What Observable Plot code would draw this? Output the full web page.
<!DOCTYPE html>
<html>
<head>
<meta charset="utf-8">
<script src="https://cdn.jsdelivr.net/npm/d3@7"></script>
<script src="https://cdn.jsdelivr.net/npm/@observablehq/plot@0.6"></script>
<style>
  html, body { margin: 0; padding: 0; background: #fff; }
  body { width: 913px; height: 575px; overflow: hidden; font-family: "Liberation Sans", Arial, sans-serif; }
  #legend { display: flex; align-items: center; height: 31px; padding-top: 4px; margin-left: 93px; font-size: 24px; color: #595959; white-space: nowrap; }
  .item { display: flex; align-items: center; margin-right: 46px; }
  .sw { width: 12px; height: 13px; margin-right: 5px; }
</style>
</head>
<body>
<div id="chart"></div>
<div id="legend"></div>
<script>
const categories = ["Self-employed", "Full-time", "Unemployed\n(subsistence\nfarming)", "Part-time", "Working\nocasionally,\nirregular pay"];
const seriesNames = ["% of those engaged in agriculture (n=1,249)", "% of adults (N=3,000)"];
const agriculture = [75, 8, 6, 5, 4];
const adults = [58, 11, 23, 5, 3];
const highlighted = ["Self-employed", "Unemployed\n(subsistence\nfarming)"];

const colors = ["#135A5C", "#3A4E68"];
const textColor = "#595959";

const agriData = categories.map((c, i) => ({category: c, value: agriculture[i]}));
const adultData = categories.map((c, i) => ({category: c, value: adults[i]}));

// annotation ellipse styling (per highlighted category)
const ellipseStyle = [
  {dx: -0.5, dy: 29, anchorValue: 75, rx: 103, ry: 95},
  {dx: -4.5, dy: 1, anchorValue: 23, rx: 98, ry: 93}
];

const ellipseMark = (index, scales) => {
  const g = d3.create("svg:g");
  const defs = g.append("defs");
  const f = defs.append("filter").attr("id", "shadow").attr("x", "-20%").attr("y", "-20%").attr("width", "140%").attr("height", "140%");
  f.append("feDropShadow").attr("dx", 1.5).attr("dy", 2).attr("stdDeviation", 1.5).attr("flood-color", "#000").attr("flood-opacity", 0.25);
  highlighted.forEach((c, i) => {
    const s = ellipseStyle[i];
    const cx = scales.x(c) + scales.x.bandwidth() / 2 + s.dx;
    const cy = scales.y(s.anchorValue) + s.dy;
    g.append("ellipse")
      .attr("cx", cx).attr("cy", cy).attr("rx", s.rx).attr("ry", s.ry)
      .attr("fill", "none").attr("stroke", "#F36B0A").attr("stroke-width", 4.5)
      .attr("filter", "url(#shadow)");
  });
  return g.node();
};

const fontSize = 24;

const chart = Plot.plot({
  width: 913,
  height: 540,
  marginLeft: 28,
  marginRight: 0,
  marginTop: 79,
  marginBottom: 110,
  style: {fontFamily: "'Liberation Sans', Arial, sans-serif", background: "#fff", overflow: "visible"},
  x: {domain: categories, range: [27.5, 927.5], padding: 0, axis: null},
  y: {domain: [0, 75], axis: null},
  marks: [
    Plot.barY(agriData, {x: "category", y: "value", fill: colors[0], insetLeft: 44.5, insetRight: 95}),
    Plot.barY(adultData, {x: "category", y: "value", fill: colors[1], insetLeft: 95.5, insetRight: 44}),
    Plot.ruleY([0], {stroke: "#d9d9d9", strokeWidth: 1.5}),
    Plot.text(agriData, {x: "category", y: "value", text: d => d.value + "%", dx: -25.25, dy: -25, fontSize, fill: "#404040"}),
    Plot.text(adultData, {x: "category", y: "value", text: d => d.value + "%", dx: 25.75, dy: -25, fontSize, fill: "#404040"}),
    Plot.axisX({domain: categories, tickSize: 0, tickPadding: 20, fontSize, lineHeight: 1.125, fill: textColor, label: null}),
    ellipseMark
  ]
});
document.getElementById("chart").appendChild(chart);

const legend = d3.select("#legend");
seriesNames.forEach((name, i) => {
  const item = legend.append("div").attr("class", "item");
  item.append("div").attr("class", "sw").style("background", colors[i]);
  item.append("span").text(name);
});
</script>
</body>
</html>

—————

• _Problem description_: Repeat the material from above exactly, word for word.

• _Result of this task_:
What Observable Plot code would draw this? Output the full web page.
<!DOCTYPE html>
<html>
<head>
<meta charset="utf-8">
<script src="https://cdn.jsdelivr.net/npm/d3@7"></script>
<script src="https://cdn.jsdelivr.net/npm/@observablehq/plot@0.6"></script>
<style>
  html, body { margin: 0; padding: 0; background: #fff; }
  body { width: 913px; height: 575px; overflow: hidden; font-family: "Liberation Sans", Arial, sans-serif; }
  #legend { display: flex; align-items: center; height: 31px; padding-top: 4px; margin-left: 93px; font-size: 24px; color: #595959; white-space: nowrap; }
  .item { display: flex; align-items: center; margin-right: 46px; }
  .sw { width: 12px; height: 13px; margin-right: 5px; }
</style>
</head>
<body>
<div id="chart"></div>
<div id="legend"></div>
<script>
const categories = ["Self-employed", "Full-time", "Unemployed\n(subsistence\nfarming)", "Part-time", "Working\nocasionally,\nirregular pay"];
const seriesNames = ["% of those engaged in agriculture (n=1,249)", "% of adults (N=3,000)"];
const agriculture = [75, 8, 6, 5, 4];
const adults = [58, 11, 23, 5, 3];
const highlighted = ["Self-employed", "Unemployed\n(subsistence\nfarming)"];

const colors = ["#135A5C", "#3A4E68"];
const textColor = "#595959";

const agriData = categories.map((c, i) => ({category: c, value: agriculture[i]}));
const adultData = categories.map((c, i) => ({category: c, value: adults[i]}));

// annotation ellipse styling (per highlighted category)
const ellipseStyle = [
  {dx: -0.5, dy: 29, anchorValue: 75, rx: 103, ry: 95},
  {dx: -4.5, dy: 1, anchorValue: 23, rx: 98, ry: 93}
];

const ellipseMark = (index, scales) => {
  const g = d3.create("svg:g");
  const defs = g.append("defs");
  const f = defs.append("filter").attr("id", "shadow").attr("x", "-20%").attr("y", "-20%").attr("width", "140%").attr("height", "140%");
  f.append("feDropShadow").attr("dx", 1.5).attr("dy", 2).attr("stdDeviation", 1.5).attr("flood-color", "#000").attr("flood-opacity", 0.25);
  highlighted.forEach((c, i) => {
    const s = ellipseStyle[i];
    const cx = scales.x(c) + scales.x.bandwidth() / 2 + s.dx;
    const cy = scales.y(s.anchorValue) + s.dy;
    g.append("ellipse")
      .attr("cx", cx).attr("cy", cy).attr("rx", s.rx).attr("ry", s.ry)
      .attr("fill", "none").attr("stroke", "#F36B0A").attr("stroke-width", 4.5)
      .attr("filter", "url(#shadow)");
  });
  return g.node();
};

const fontSize = 24;

const chart = Plot.plot({
  width: 913,
  height: 540,
  marginLeft: 28,
  marginRight: 0,
  marginTop: 79,
  marginBottom: 110,
  style: {fontFamily: "'Liberation Sans', Arial, sans-serif", background: "#fff", overflow: "visible"},
  x: {domain: categories, range: [27.5, 927.5], padding: 0, axis: null},
  y: {domain: [0, 75], axis: null},
  marks: [
    Plot.barY(agriData, {x: "category", y: "value", fill: colors[0], insetLeft: 44.5, insetRight: 95}),
    Plot.barY(adultData, {x: "category", y: "value", fill: colors[1], insetLeft: 95.5, insetRight: 44}),
    Plot.ruleY([0], {stroke: "#d9d9d9", strokeWidth: 1.5}),
    Plot.text(agriData, {x: "category", y: "value", text: d => d.value + "%", dx: -25.25, dy: -25, fontSize, fill: "#404040"}),
    Plot.text(adultData, {x: "category", y: "value", text: d => d.value + "%", dx: 25.75, dy: -25, fontSize, fill: "#404040"}),
    Plot.axisX({domain: categories, tickSize: 0, tickPadding: 20, fontSize, lineHeight: 1.125, fill: textColor, label: null}),
    ellipseMark
  ]
});
document.getElementById("chart").appendChild(chart);

const legend = d3.select("#legend");
seriesNames.forEach((name, i) => {
  const item = legend.append("div").attr("class", "item");
  item.append("div").attr("class", "sw").style("background", colors[i]);
  item.append("span").text(name);
});
</script>
</body>
</html>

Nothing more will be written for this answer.